Why do managers actually have to resist so vehemently against simply meaning well for once? What's wrong with recognizing that there is a bigger picture and that the responsibility for corporate action extends to that bigger picture?
The prevailing implicit message still seems to be, "Well, we'd never just do it voluntarily, we only do it because we're forced to." And indeed, the pressure to focus on sustainability is now coming vigorously not only from customers and regulators, but also from investors.
That's a good thing, because it's forcing even those who would actually never do it voluntarily to address the issue. But they won't be the ones to really restore confidence in the leadership elite of large corporations, because then they do somehow give the impression of only caring about the environment under protest.

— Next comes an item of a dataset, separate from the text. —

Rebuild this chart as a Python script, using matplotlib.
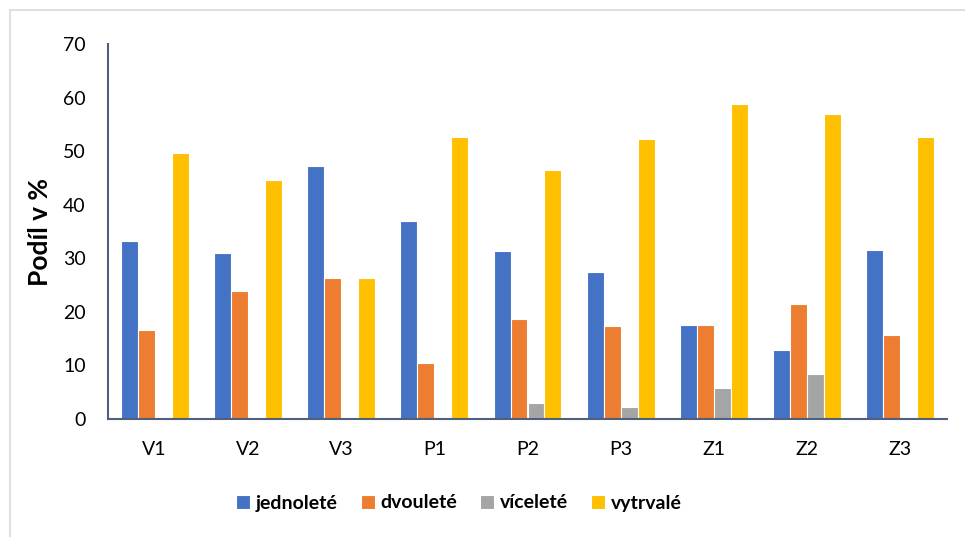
import matplotlib
matplotlib.use("Agg")
import matplotlib.pyplot as plt
import numpy as np
from matplotlib.patches import Rectangle

categories = ["V1", "V2", "V3", "P1", "P2", "P3", "Z1", "Z2", "Z3"]
jednolete = [33.3, 31.0, 47.3, 36.9, 31.3, 27.4, 17.5, 12.8, 31.5]
dvoulete = [16.7, 24.0, 26.3, 10.4, 18.7, 17.4, 17.5, 21.4, 15.7]
vicelete = [0, 0, 0, 0, 3.05, 2.3, 5.7, 8.4, 0]
vytrvale = [49.7, 44.6, 26.3, 52.6, 46.6, 52.4, 58.8, 57.0, 52.6]
series_names = ["jednoleté", "dvouleté", "víceleté", "vytrvalé"]
colors = ["#4472C4", "#ED7D31", "#A5A5A5", "#FFC000"]

plt.rcParams['font.family'] = ['Lato', 'DejaVu Sans']

fig = plt.figure(figsize=(9.65, 5.37), dpi=100)
fig.patches.append(Rectangle((10/965, -0.1), 1.2, 1 - 10/537 + 0.1, transform=fig.transFigure,
                             fill=False, edgecolor="#D9D9D9", linewidth=1.2))
ax = fig.add_axes([108/965, 1 - 419/537, (947-108)/965, (419-44.3)/537])

x = np.arange(len(categories))
w = 0.182
all_series = [jednolete, dvoulete, vicelete, vytrvale]
for i, (vals, name, c) in enumerate(zip(all_series, series_names, colors)):
    ax.bar(x + (i - 1.5) * w, vals, width=w, color=c, edgecolor="white", linewidth=0.8, label=name)

ax.set_xlim(-0.5, len(categories) - 0.5)
ax.set_ylim(0, 70)
ax.set_yticks(range(0, 71, 10))
ax.set_xticks(x)
ax.set_xticklabels(categories)
ax.tick_params(axis='both', length=0, labelsize=14, colors="#000000")
ax.tick_params(axis='y', pad=16)
ax.tick_params(axis='x', pad=16)
for s in ["top", "right"]:
    ax.spines[s].set_visible(False)
for s in ["left", "bottom"]:
    ax.spines[s].set_color("#50607A")
    ax.spines[s].set_linewidth(1.5)

ax.set_ylabel("Podíl v %", fontsize=19, fontweight="bold", labelpad=8)

leg = fig.legend(loc="center", bbox_to_anchor=(459/965, 1 - 503/537), ncol=4, frameon=False,
                 prop={'size': 14, 'weight': 'bold'}, handlelength=0.7, handleheight=0.7,
                 handletextpad=0.3, columnspacing=1.2)

fig.savefig("out.png", dpi=100)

All right, this may be a little harsh. After all, we're in an interesting place right now: Sustainability has made it inside the economic system – for now as an extrinsic factor in the form of pressure from various directions. And in fact, many companies are now foregoing certain businesses that could well be profitable in the short term for reasons of sustainability. So, things are not so bad.
What would the next step of integration look like? It would perhaps be reflected in statements that read: "We are doing this – and not primarily with a view to our business success, but because we believe it is the right thing to do.”

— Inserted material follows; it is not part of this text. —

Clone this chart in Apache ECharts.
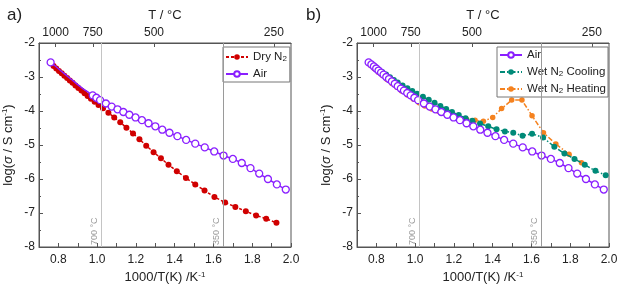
<!DOCTYPE html>
<html><head><meta charset="utf-8">
<script src="https://cdn.jsdelivr.net/npm/echarts@6/dist/echarts.min.js"></script>
<style>html,body{margin:0;padding:0;background:#fff}#c{width:620px;height:284px}</style>
</head><body><div id="c"></div>
<script>
// ---- data ----
const airX = [0.760,0.774,0.787,0.799,0.811,0.824,0.837,0.851,0.865,0.880,0.895,0.910,0.926,0.942,0.959,0.977,0.996,1.015,1.045,1.075,1.105,1.135,1.166,1.198,1.231,1.265,1.300,1.336,1.373,1.414,1.459,1.506,1.555,1.604,1.652,1.700,1.746,1.791,1.836,1.881,1.927,1.973];
const airY = [-2.57,-2.63,-2.69,-2.75,-2.81,-2.87,-2.93,-3.00,-3.06,-3.13,-3.20,-3.27,-3.34,-3.40,-3.47,-3.54,-3.61,-3.68,-3.78,-3.87,-3.95,-4.03,-4.11,-4.19,-4.27,-4.36,-4.45,-4.55,-4.64,-4.74,-4.85,-4.96,-5.07,-5.19,-5.31,-5.41,-5.53,-5.68,-5.84,-6.00,-6.16,-6.31];
const dryX = [0.775,0.789,0.803,0.817,0.831,0.845,0.859,0.873,0.888,0.903,0.919,0.935,0.951,0.968,0.987,1.007,1.030,1.058,1.088,1.119,1.151,1.185,1.218,1.253,1.291,1.329,1.368,1.411,1.458,1.506,1.554,1.605,1.660,1.713,1.767,1.820,1.872,1.925];
const dryY = [-2.68,-2.75,-2.82,-2.89,-2.96,-3.03,-3.10,-3.17,-3.25,-3.32,-3.40,-3.48,-3.56,-3.64,-3.73,-3.82,-3.92,-4.05,-4.19,-4.33,-4.49,-4.66,-4.83,-5.02,-5.21,-5.39,-5.58,-5.77,-5.97,-6.16,-6.34,-6.53,-6.69,-6.82,-6.95,-7.07,-7.17,-7.29];
const coolX = [0.770,0.790,0.810,0.830,0.850,0.870,0.890,0.910,0.935,0.960,0.985,1.010,1.040,1.070,1.100,1.130,1.160,1.190,1.225,1.260,1.295,1.335,1.377,1.420,1.463,1.506,1.554,1.603,1.660,1.718,1.770,1.822,1.875,1.930,1.983];
const coolY = [-2.61,-2.69,-2.77,-2.85,-2.93,-3.01,-3.09,-3.16,-3.25,-3.33,-3.41,-3.49,-3.58,-3.67,-3.76,-3.85,-3.94,-4.03,-4.12,-4.21,-4.29,-4.37,-4.45,-4.54,-4.60,-4.64,-4.73,-4.67,-4.78,-5.05,-5.25,-5.41,-5.58,-5.76,-5.89];
const heatX = [0.770,0.790,0.810,0.830,0.855,0.880,0.905,0.930,0.960,0.990,1.020,1.050,1.085,1.120,1.155,1.190,1.225,1.265,1.309,1.352,1.400,1.446,1.498,1.551,1.603,1.662,1.726,1.794,1.858];
const heatY = [-2.66,-2.76,-2.86,-2.95,-3.07,-3.19,-3.30,-3.41,-3.53,-3.65,-3.76,-3.85,-3.94,-4.01,-4.08,-4.14,-4.19,-4.24,-4.27,-4.30,-4.19,-3.93,-3.68,-3.68,-4.14,-4.64,-4.97,-5.27,-5.52];
const topTemps = [1000, 750, 500, 250];           // °C tick labels on top axis
const bottomLabels = [0.8, 1.0, 1.2, 1.4, 1.6, 1.8, 2.0];
const refLineX = [1.02, 1.65];
const refLineLabels = ['700 °C', '350 °C'];
const airHiddenBelow = 0.97;  // panel a: Air markers not drawn in dense high-T part

// ---- styling ----
const FONT = 'Liberation Sans, Arial, sans-serif';
const AX = '#555';
const TXT = '#222';
const C_DRY = '#d00000', C_AIR = '#8a1fff', C_COOL = '#008a78', C_HEAT = '#f5821f';

const pairs = (xs, ys) => xs.map((x, i) => [x, ys[i]]);
const richSub = {
  s: {fontSize: 8, fontFamily: FONT, color: TXT, verticalAlign: 'bottom', lineHeight: 8, padding: [5, 0, 0, 0]}
};
const legendFmt = n => n.replace('N2', 'N{s|2}');

function axesFor(gi) {
  const bottom = {
    type: 'value', gridIndex: gi, position: 'bottom', min: 0.7, max: 2.0, interval: 0.1,
    axisLine: {show: true, lineStyle: {color: AX, width: 1}},
    axisTick: {show: true, inside: true, length: 4, lineStyle: {color: AX}},
    splitLine: {show: false},
    axisLabel: {customValues: bottomLabels, formatter: v => v.toFixed(1), color: TXT, fontSize: 12, fontFamily: FONT, margin: 7},
    name: '{a|1000/T(K) /K}{p|-1}', nameLocation: 'middle', nameGap: 20,
    nameTextStyle: {color: TXT, fontSize: 13, fontFamily: FONT, rich: {
      a: {fontSize: 13, fontFamily: FONT, color: TXT, lineHeight: 14},
      p: {fontSize: 8, fontFamily: FONT, color: TXT, verticalAlign: 'top', lineHeight: 8, padding: [0, 0, 6, 0]}
    }}
  };
  const tv = topTemps.map(t => 1000 / (t + 273.15));
  const top = {
    type: 'value', gridIndex: gi, position: 'top', min: 0.7, max: 2.0,
    axisLine: {show: true, lineStyle: {color: AX, width: 1}},
    axisTick: {show: true, inside: true, length: 4, customValues: tv, lineStyle: {color: AX}},
    splitLine: {show: false},
    axisLabel: {customValues: tv, formatter: v => String(Math.round(1000 / v - 273.15)), color: TXT, fontSize: 12, fontFamily: FONT, margin: 4},
    name: 'T / °C', nameLocation: 'middle', nameGap: 21,
    nameTextStyle: {color: TXT, fontSize: 13, fontFamily: FONT}
  };
  return [bottom, top];
}
function yAxisFor(gi) {
  return {
    type: 'value', gridIndex: gi, min: -8, max: -2, interval: 1,
    axisLine: {show: true, lineStyle: {color: AX, width: 1}},
    axisTick: {show: true, inside: true, length: 4, lineStyle: {color: AX}},
    minorTick: {show: true, splitNumber: 2, length: 2, lineStyle: {color: AX}},
    splitLine: {show: false},
    axisLabel: {color: TXT, fontSize: 12, fontFamily: FONT, margin: 4},
    name: '{a|log(}{i|σ}{a| / S cm}{p|-1}{a|)}', nameLocation: 'middle', nameGap: 24, nameRotate: 90,
    nameTextStyle: {rich: {
      a: {fontSize: 13, fontFamily: FONT, color: TXT, lineHeight: 14},
      i: {fontSize: 13, fontFamily: FONT, color: TXT, fontStyle: 'italic', lineHeight: 14},
      p: {fontSize: 8, fontFamily: FONT, color: TXT, verticalAlign: 'top', lineHeight: 8, padding: [0, 0, 6, 0]}
    }}
  };
}
function refMarkLine() {
  return {
    silent: true, symbol: ['none', 'none'], animation: false,
    data: refLineX.map((x, i) => ({
      xAxis: x,
      lineStyle: {color: i === 0 ? '#c4c4c4' : '#9a9a9a', width: 1, type: 'solid'},
      label: {show: true, formatter: refLineLabels[i], position: 'insideStartTop', color: '#999', fontSize: 9, fontFamily: FONT, distance: 2}
    }))
  };
}

const [xa0b, xa0t] = axesFor(0);
const [xa1b, xa1t] = axesFor(1);

const airOpen = {color: '#fff', borderColor: C_AIR, borderWidth: 1.3};

const option = {
  animation: false,
  backgroundColor: '#fff',
  textStyle: {fontFamily: FONT},
  grid: [
    {left: 39, top: 43, width: 252, height: 204, show: true, borderColor: AX, borderWidth: 1, outerBoundsMode: 'none', containLabel: false},
    {left: 357, top: 43, width: 252, height: 204, show: true, borderColor: AX, borderWidth: 1, outerBoundsMode: 'none', containLabel: false}
  ],
  xAxis: [xa0b, xa0t, xa1b, xa1t],
  yAxis: [yAxisFor(0), yAxisFor(1)],
  title: [
    {text: 'a)', left: 2, top: 2, textStyle: {fontSize: 17, fontWeight: 'normal', color: TXT, fontFamily: FONT}},
    {text: 'b)', left: 301, top: 2, textStyle: {fontSize: 17, fontWeight: 'normal', color: TXT, fontFamily: FONT}}
  ],
  legend: [
    {data: ['Dry N2', 'Air'], orient: 'vertical', left: 223, top: 47, itemWidth: 22, itemHeight: 7, itemGap: 5,
     padding: [3, 3, 2, 2], borderColor: '#777', borderWidth: 1, backgroundColor: '#fff',
     formatter: legendFmt,
     textStyle: {fontSize: 11.5, fontFamily: FONT, color: TXT, rich: richSub}},
    {data: ['Air', 'Wet N2 Cooling', 'Wet N2 Heating'], orient: 'vertical', left: 497, top: 47, itemWidth: 22, itemHeight: 7, itemGap: 4,
     padding: [2, 2, 2, 2], borderColor: '#777', borderWidth: 1, backgroundColor: '#fff',
     formatter: legendFmt,
     textStyle: {fontSize: 11.5, fontFamily: FONT, color: TXT, rich: richSub}}
  ],
  series: [
    {name: 'Dry N2', type: 'line', xAxisIndex: 0, yAxisIndex: 0, data: pairs(dryX, dryY),
     symbol: 'circle', symbolSize: 6, itemStyle: {color: C_DRY},
     lineStyle: {color: C_DRY, width: 1.5, type: [3, 2]}, z: 2},
    {name: 'Air', type: 'line', xAxisIndex: 0, yAxisIndex: 0,
     data: pairs(airX, airY).map((p, i) => (i > 0 && p[0] < airHiddenBelow) ? {value: p, symbol: 'none'} : p),
     symbol: 'circle', symbolSize: 7, showAllSymbol: true, itemStyle: airOpen,
     lineStyle: {color: C_AIR, width: 1.5}, z: 3, markLine: refMarkLine()},
    {name: 'Wet N2 Heating', type: 'line', xAxisIndex: 2, yAxisIndex: 1, data: pairs(heatX, heatY),
     symbol: 'circle', symbolSize: 5.5, itemStyle: {color: C_HEAT},
     lineStyle: {color: C_HEAT, width: 1.5, type: [5, 2, 1.5, 2]}, z: 2, markLine: refMarkLine()},
    {name: 'Wet N2 Cooling', type: 'line', xAxisIndex: 2, yAxisIndex: 1, data: pairs(coolX, coolY),
     symbol: 'circle', symbolSize: 6, itemStyle: {color: C_COOL},
     lineStyle: {color: C_COOL, width: 1.5, type: [5, 2, 1.5, 2]}, z: 3},
    {name: 'Air', type: 'line', xAxisIndex: 2, yAxisIndex: 1, data: pairs(airX, airY),
     symbol: 'circle', symbolSize: 7, showAllSymbol: true, itemStyle: airOpen,
     lineStyle: {color: C_AIR, width: 1.5}, z: 4}
  ]
};
echarts.init(document.getElementById('c'), null, {renderer: 'canvas'}).setOption(option);
</script></body></html>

Admittedly, if sustainability does not exert any economic pressure at all, this is likely to remain utopian. It probably won't work entirely without a push, and it probably won't work entirely without regulation either. But the current forces of influence open the door to the possibility that intrinsic motivation for sustainability no longer exposes one to the suspicion of neglecting economic success. On the contrary, it could become highly compatible with the economic system and perhaps even the next differentiator. Then even top managers would be able to admit that they are a little bit philanthropic without fearing for their jobs or their reputation among colleagues.
That would be quite okay, don't you think? Anyway, it wouldn't hurt the general image of managers, and the many representatives of this profession who have been longing to integrate this dimension in their hearts for a long time could breathe a sigh of relief and flourish.
Utopia? Perhaps. But you know this wisdom: not all who have dreams get to the top. But all those who are at the top had dreams. So: feel free to align your business decisions with your moral compass. It should be worth it.